As a former long-time writer with the Calgary Herald focusing on the real estate beat, I knew how popular coverage of the real estate industry was to readers.
One aspect of the industry people always loved reading about was the city’s luxury home market. So, I was curious how the high-end segment of the housing market has been faring lately.
Year-to-date sales – up to the end of April – of $1-million-plus properties totalled 204 transactions, which is down slightly from 211 during the same period a year ago, says Ann-Marie Lurie, chief economist with CREB®.
When we examine annual sales numbers from the last few years, it’s easy to see luxury home sales are tied to the strength of the economy.
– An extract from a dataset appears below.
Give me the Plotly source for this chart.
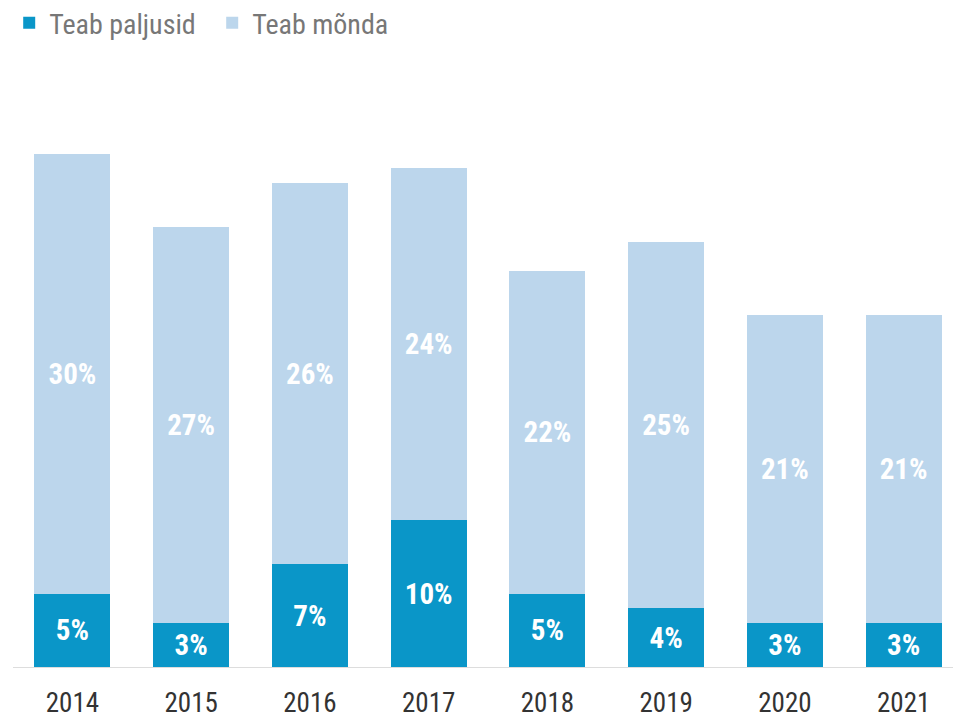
import plotly.graph_objects as go

years = ["2014", "2015", "2016", "2017", "2018", "2019", "2020", "2021"]
teab_paljusid = [5, 3, 7, 10, 5, 4, 3, 3]
teab_monda = [30, 27, 26, 24, 22, 25, 21, 21]

dark = "#0A96C8"
light = "#BCD6EC"
font_family = "Roboto Condensed, Liberation Sans Narrow, Roboto, sans-serif"

fig = go.Figure()
fig.add_trace(go.Bar(
    x=years, y=teab_paljusid, name="Teab paljusid",
    marker=dict(color=dark, line=dict(width=0)),
    text=[f"{v}%" for v in teab_paljusid],
    textposition="inside", insidetextanchor="middle",
    textfont=dict(color="white", size=29, family=font_family, weight="bold"),
    hoverinfo="skip",
))
fig.add_trace(go.Bar(
    x=years, y=teab_monda, name="Teab mõnda",
    marker=dict(color=light, line=dict(width=0)),
    text=[f"{v}%" for v in teab_monda],
    textposition="inside", insidetextanchor="middle",
    textfont=dict(color="white", size=29, family=font_family, weight="bold"),
    hoverinfo="skip",
))

fig.update_layout(
    barmode="stack",
    bargap=0.36,
    width=961, height=722,
    margin=dict(l=5, r=6, t=92, b=63, autoexpand=False),
    paper_bgcolor="white", plot_bgcolor="white",
    font=dict(family=font_family),
    showlegend=True,
    legend=dict(
        orientation="h", x=-0.004, xanchor="left", y=1.18, yanchor="top",
        font=dict(size=28, color="#777777", family=font_family),
        traceorder="normal",
        entrywidth=158, entrywidthmode="pixels",
    ),
    xaxis=dict(
        showline=True, linecolor="#DDDDDD", linewidth=1,
        ticks="", showgrid=False,
        ticklabelstandoff=12,
        tickfont=dict(size=27, color="#333333", family=font_family),
    ),
    yaxis=dict(
        range=[0, 38.65], visible=False, showgrid=False, zeroline=False,
    ),
)

fig.write_html("out.html")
When Calgary’s economy was firing on all cylinders in 2013 and 2014, MLS® System sales at the higher end of the market totalled 726 and 847, respectively.
Sales numbers dipped to 511 in 2015, when the recession started impacting the city, but bounced back to 607 in 2016, and 678 last year.
“We started to see some improvements last year in terms of sales activity. There have been some price corrections in that area of the market, or at least some price declines. And that encouraged some people to step back into the market,” said Lurie.
“Now this year, probably like every other category, we’re just seeing slower sales activity … Well below what we really saw happening before. It was starting to creep up, but it’s come off a bit.”
Slower sales activity has meant an uptick in supply levels in the high-end market, but this has been consistent across almost every other price category in the market.
“Last year, for perspective, over the first four months it averaged around 6.73 months, which was actually in the grand scheme of things not that bad considering,” said Lurie.
“It has picked up to over eight months again. There’s just more supply in that market now.”